“Teaching in the Rain: The Story of North Cascades Institute” by John Miles

In the early 1980s, five young men who loved teaching, the natural world, and the North Cascades dreamed of creating a field school to teach about the place and its many histories-natural and cultural. The North Cascades Institute emerged from that dream in 1986 with the help of North Cascades National Park. Teaching in the Rain: The Story of North Cascades Institute is the new book by John Miles that tells the story of how the Institute grew from humble beginnings to become a model nonprofit environmental education organization admired throughout the United States. Over the 35 years chronicled in this book the Institute served over 150,000 students in its Mountain School and youth programs, and many adults in a range of offerings. The author was part of this remarkable story and provides unique insights into how the dream was realized through imagination, hard work, collaborative partners, a measure of luck, and persistence in the face of various crises.

John Miles is many things: professor emeritus at WWU’s College of the Environment, an environmental historian and author, co-founder of the Institute’s Graduate M.Ed. program and our very first Board of Directors Chair! To have John research, consider and then write the history of our first 35 years is a great honor and a time capsule for the future.

We enjoyed Mary Vermillion‘s book review of Teaching in the Rain in the latest issue of Cascadia Daily News:

“The North Cascades inspire dreamers. Count among them a group of five friends who, beginning in the early 1980s, turned a shared vision into the North Cascades Institute. The nationally respected environmental education nonprofit organization marked its 35th anniversary in 2021. The milestone spurred author and institute insider John C. Miles to chronicle the organization’s remarkable history in Teaching in the Rain: The Story of North Cascades Institute.

… The 254-page book honors (Saul) Weisberg’s leadership, but it also records the contributions of National Park Service staff and others who built the dream of transformative learning experiences at the “convergence of natural and cultural history, science, humanities and the arts.

… Because of his own long connection to the organization, Miles’ careful recounting of North Cascades Institute’s development is enlivened by a behind-the-scenes perspective.

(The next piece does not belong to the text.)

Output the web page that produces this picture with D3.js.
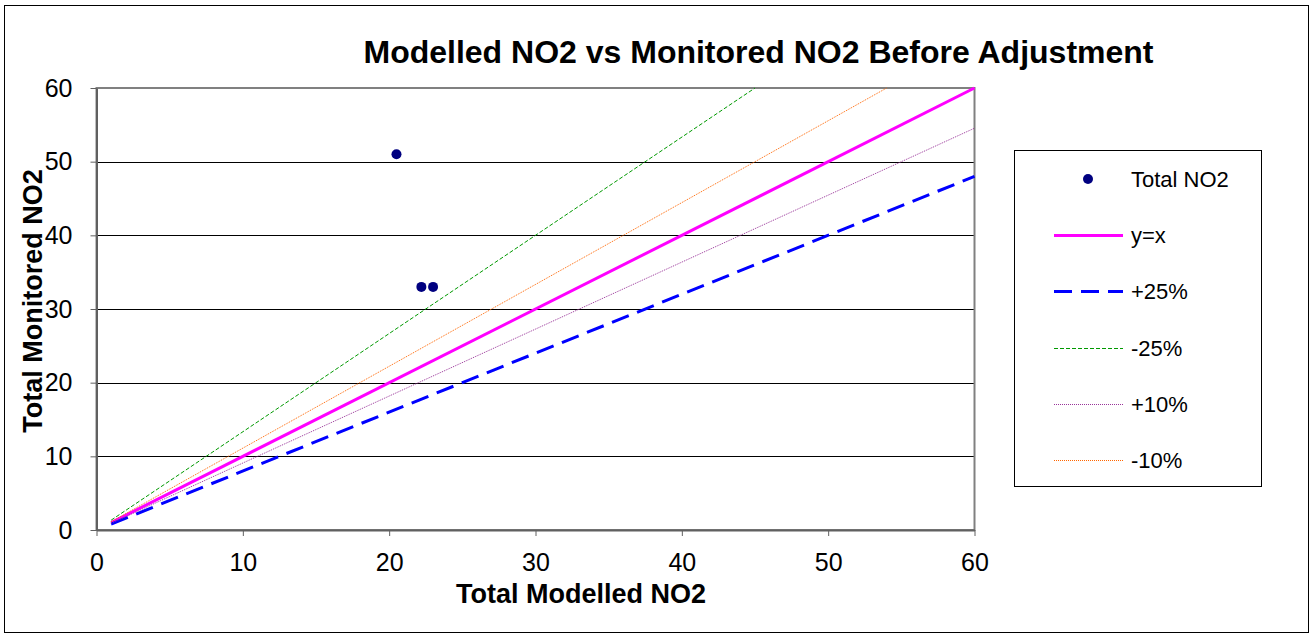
<!DOCTYPE html>
<html>
<head>
<meta charset="utf-8">
<script src="https://cdn.jsdelivr.net/npm/d3@7"></script>
<style>
  body { margin: 0; background: #fff; }
  svg { display: block; font-family: Arial, "Liberation Sans", sans-serif; }
</style>
</head>
<body>
<svg id="chart" width="1313" height="637"></svg>
<script>
// Monitoring sites: modelled vs monitored NO2
const modelled = [20.5, 22.2, 23.0];
const monitored = [51, 33, 33];

// Reference lines run from x = 1 to x = 60
const lineX = [1, 60];
const lineNames = ["y=x", "+25%", "-25%", "+10%", "-10%"];
const lineFactors = [1, 1 / 1.25, 1 / 0.75, 1 / 1.1, 1 / 0.9];

const xTicks = [0, 10, 20, 30, 40, 50, 60];
const yTicks = [0, 10, 20, 30, 40, 50, 60];

const styles = {
  "y=x":  { stroke: "#ff00ff", width: 3, dash: null },
  "+25%": { stroke: "#0000ff", width: 3, dash: "18,9" },
  "-25%": { stroke: "#009900", width: 1, dash: "4,2" },
  "+10%": { stroke: "#993399", width: 1, dash: "1,1" },
  "-10%": { stroke: "#ff6600", width: 1, dash: "1,1" }
};

const svg = d3.select("#chart");

// Outer frame
svg.append("rect").attr("x", 4.5).attr("y", 5.5).attr("width", 1304).attr("height", 627)
  .attr("fill", "#fff").attr("stroke", "#000").attr("stroke-width", 1);

const plot = { left: 96.5, top: 88, right: 974.5, bottom: 530 };
const x = d3.scaleLinear().domain([0, 60]).range([plot.left, plot.right]);
const y = d3.scaleLinear().domain([0, 60]).range([plot.bottom, plot.top]);

// Horizontal gridlines
svg.append("g").selectAll("line").data(yTicks.filter(d => d > 0 && d < 60)).join("line")
  .attr("x1", plot.left).attr("x2", plot.right)
  .attr("y1", d => Math.round(y(d)) + 0.5).attr("y2", d => Math.round(y(d)) + 0.5)
  .attr("stroke", "#000").attr("stroke-width", 1);

// Plot area border
svg.append("rect").attr("x", plot.left).attr("y", plot.top)
  .attr("width", plot.right - plot.left).attr("height", plot.bottom - plot.top)
  .attr("fill", "none").attr("stroke", "#808080").attr("stroke-width", 2);

// Axes
const xAxis = svg.append("g").attr("transform", `translate(0,${plot.bottom})`)
  .call(d3.axisBottom(x).tickValues(xTicks).tickSize(6).tickSizeOuter(0).tickPadding(17));
const yAxis = svg.append("g").attr("transform", `translate(${plot.left},0)`)
  .call(d3.axisLeft(y).tickValues(yTicks).tickSize(6).tickSizeOuter(0).tickPadding(18));
[xAxis, yAxis].forEach(g => {
  g.attr("font-size", 25).attr("font-family", "Arial, 'Liberation Sans', sans-serif");
  g.select(".domain").attr("stroke", "#606060").attr("stroke-width", 2);
  g.selectAll(".tick line").attr("stroke", "#606060").attr("stroke-width", 1);
  g.selectAll(".tick text").attr("fill", "#000");
});

// Reference lines, clipped at the top of the plot
const line = d3.line().x(d => x(d[0])).y(d => y(d[1]));
lineNames.forEach((name, i) => {
  const s = styles[name];
  const f = lineFactors[i];
  const pts = lineX.map(v => v * f > 60 ? [60 / f, 60] : [v, v * f]);
  svg.append("path").datum(pts)
    .attr("d", line).attr("fill", "none")
    .attr("stroke", s.stroke).attr("stroke-width", s.width)
    .attr("stroke-dasharray", s.dash);
});

// Monitored points
svg.append("g").selectAll("circle").data(modelled).join("circle")
  .attr("cx", d => x(d)).attr("cy", (d, i) => y(monitored[i])).attr("r", 5)
  .attr("fill", "#000080");

// Title and axis titles
svg.append("text").attr("x", 758.5).attr("y", 63).attr("text-anchor", "middle")
  .attr("font-size", 32).attr("font-weight", "bold")
  .text("Modelled NO2 vs Monitored NO2 Before Adjustment");
svg.append("text").attr("x", 581).attr("y", 603).attr("text-anchor", "middle")
  .attr("font-size", 27).attr("font-weight", "bold").text("Total Modelled NO2");
svg.append("text").attr("transform", "translate(42,301) rotate(-90)").attr("text-anchor", "middle")
  .attr("font-size", 27).attr("font-weight", "bold").text("Total Monitored NO2");

// Legend
const legend = svg.append("g");
legend.append("rect").attr("x", 1014.5).attr("y", 150.5).attr("width", 247).attr("height", 336)
  .attr("fill", "#fff").attr("stroke", "#000").attr("stroke-width", 1);
const legendNames = ["Total NO2"].concat(lineNames);
legendNames.forEach((name, i) => {
  const ly = Math.round(179 + i * 56.2);
  if (i === 0) {
    legend.append("circle").attr("cx", 1088).attr("cy", ly).attr("r", 5).attr("fill", "#000080");
  } else {
    const s = styles[name];
    const off = s.width % 2 ? 0.5 : 0;
    legend.append("line").attr("x1", 1054).attr("x2", 1123).attr("y1", ly + off).attr("y2", ly + off)
      .attr("stroke", s.stroke).attr("stroke-width", s.width).attr("stroke-dasharray", s.dash);
  }
  legend.append("text").attr("x", 1131).attr("y", ly + 8).attr("font-size", 22).text(name);
});
</script>
</body>
</html>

His book reads as local history, a business lesson and a love letter.

Teaching in the Rain will stir happy memories for alumni of North Cascades Institute programs, while also providing a peek behind the curtain, revealing the sometimes-uncertain trajectory of the scrappy nonprofit that—at least to this participant—always presented itself as an assured professional. Readers unfamiliar with the institute can enjoy the book as a history of environmental education, as a nonprofit handbook or simply as encouragement to go outside.”

Read the rest of the review here >>

About the Author

John C. Miles is Professor Emeritus of Environmental Studies at the College of the Environment, Western Washington University. He taught at Western for four decades where he focused his work on environmental education and environmental humanities, especially history of the US national park system. He served as dean of the college from 1985-1992. He and his wife Susan Morgan live at the foot of the Sangre de Cristo Mountains near Taos, New Mexico. His books include Koma Kulshan; Guardians of the Parks; Wilderness in National Parks; and Impressions of the North Cascades.

John also helped to create the Graduate M.Ed. Residency that was a partnership between North Cascades Institute and Western Washington University. Over the course of many years, he mentored dozens of graduate students, often in field trips outdoors throughout the North Cascades….

Accolades for Teaching in the Rain

Teaching in the Rain tells a most unlikely story, one that is far from over but has a happy outcome just the same. John Miles, as the genius loci of the North Cascades and the Institute that took their name, is the perfect person to tell it. In prose both elegant and engaging, sleek yet omitting nothing important, he takes his lucky readers through the life so far of a most wonderful flowering, from outset through evolution to its present place as an essential Northwest institution. If every eco-region had something like the North Cascades Institute, and someone like John to tell us all about it, we might actually scrape through our ecological crisis in good shape. As it is, this book gives me hope.

— Robert Michael Pyle, author of The Butterflies of Cascadia,
Wintergreen, and The Thunder Tree

Washington State has a long history of teaching outdoor environmental education with various facilities providing for teacher and student instruction. Teaching in the Rain is a singular summary of the North Cascades Institute, one of Washington State’s most unique, successful, and sustained programs. John Miles has written an important and intriguing history of how the Institute was created and has been sustained for over 35 years. This important book is an essential guide to what it takes to direct education meaningfully in this age of environmental stress and to marshal the common ground of community to develop skills and shape attitudes necessary to address the environmental challenges we all face.